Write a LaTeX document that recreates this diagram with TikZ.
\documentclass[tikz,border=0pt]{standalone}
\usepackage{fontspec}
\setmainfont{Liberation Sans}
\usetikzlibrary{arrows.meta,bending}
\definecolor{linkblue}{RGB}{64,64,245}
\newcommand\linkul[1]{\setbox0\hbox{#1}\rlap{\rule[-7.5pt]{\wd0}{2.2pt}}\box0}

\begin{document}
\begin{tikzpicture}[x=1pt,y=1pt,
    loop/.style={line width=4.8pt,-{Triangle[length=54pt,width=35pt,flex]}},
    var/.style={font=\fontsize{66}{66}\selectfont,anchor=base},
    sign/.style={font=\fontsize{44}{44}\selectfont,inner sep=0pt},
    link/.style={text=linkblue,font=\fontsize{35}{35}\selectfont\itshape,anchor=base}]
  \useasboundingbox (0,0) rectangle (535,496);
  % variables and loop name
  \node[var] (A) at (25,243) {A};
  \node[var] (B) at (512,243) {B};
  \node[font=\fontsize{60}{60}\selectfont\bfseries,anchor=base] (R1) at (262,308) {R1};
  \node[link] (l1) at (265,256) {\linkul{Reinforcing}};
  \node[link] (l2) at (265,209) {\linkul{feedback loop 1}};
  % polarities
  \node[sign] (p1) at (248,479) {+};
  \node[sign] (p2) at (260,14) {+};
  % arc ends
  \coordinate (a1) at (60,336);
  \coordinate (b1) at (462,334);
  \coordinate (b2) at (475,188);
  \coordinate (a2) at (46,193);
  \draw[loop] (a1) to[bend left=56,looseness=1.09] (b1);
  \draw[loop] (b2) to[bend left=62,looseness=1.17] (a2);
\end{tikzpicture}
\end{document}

_What you will do:_
Take the listing above and write it out again exactly.

_Solution to the exercise:_
Write a LaTeX document that recreates this diagram with TikZ.
\documentclass[tikz,border=0pt]{standalone}
\usepackage{fontspec}
\setmainfont{Liberation Sans}
\usetikzlibrary{arrows.meta,bending}
\definecolor{linkblue}{RGB}{64,64,245}
\newcommand\linkul[1]{\setbox0\hbox{#1}\rlap{\rule[-7.5pt]{\wd0}{2.2pt}}\box0}

\begin{document}
\begin{tikzpicture}[x=1pt,y=1pt,
    loop/.style={line width=4.8pt,-{Triangle[length=54pt,width=35pt,flex]}},
    var/.style={font=\fontsize{66}{66}\selectfont,anchor=base},
    sign/.style={font=\fontsize{44}{44}\selectfont,inner sep=0pt},
    link/.style={text=linkblue,font=\fontsize{35}{35}\selectfont\itshape,anchor=base}]
  \useasboundingbox (0,0) rectangle (535,496);
  % variables and loop name
  \node[var] (A) at (25,243) {A};
  \node[var] (B) at (512,243) {B};
  \node[font=\fontsize{60}{60}\selectfont\bfseries,anchor=base] (R1) at (262,308) {R1};
  \node[link] (l1) at (265,256) {\linkul{Reinforcing}};
  \node[link] (l2) at (265,209) {\linkul{feedback loop 1}};
  % polarities
  \node[sign] (p1) at (248,479) {+};
  \node[sign] (p2) at (260,14) {+};
  % arc ends
  \coordinate (a1) at (60,336);
  \coordinate (b1) at (462,334);
  \coordinate (b2) at (475,188);
  \coordinate (a2) at (46,193);
  \draw[loop] (a1) to[bend left=56,looseness=1.09] (b1);
  \draw[loop] (b2) to[bend left=62,looseness=1.17] (a2);
\end{tikzpicture}
\end{document}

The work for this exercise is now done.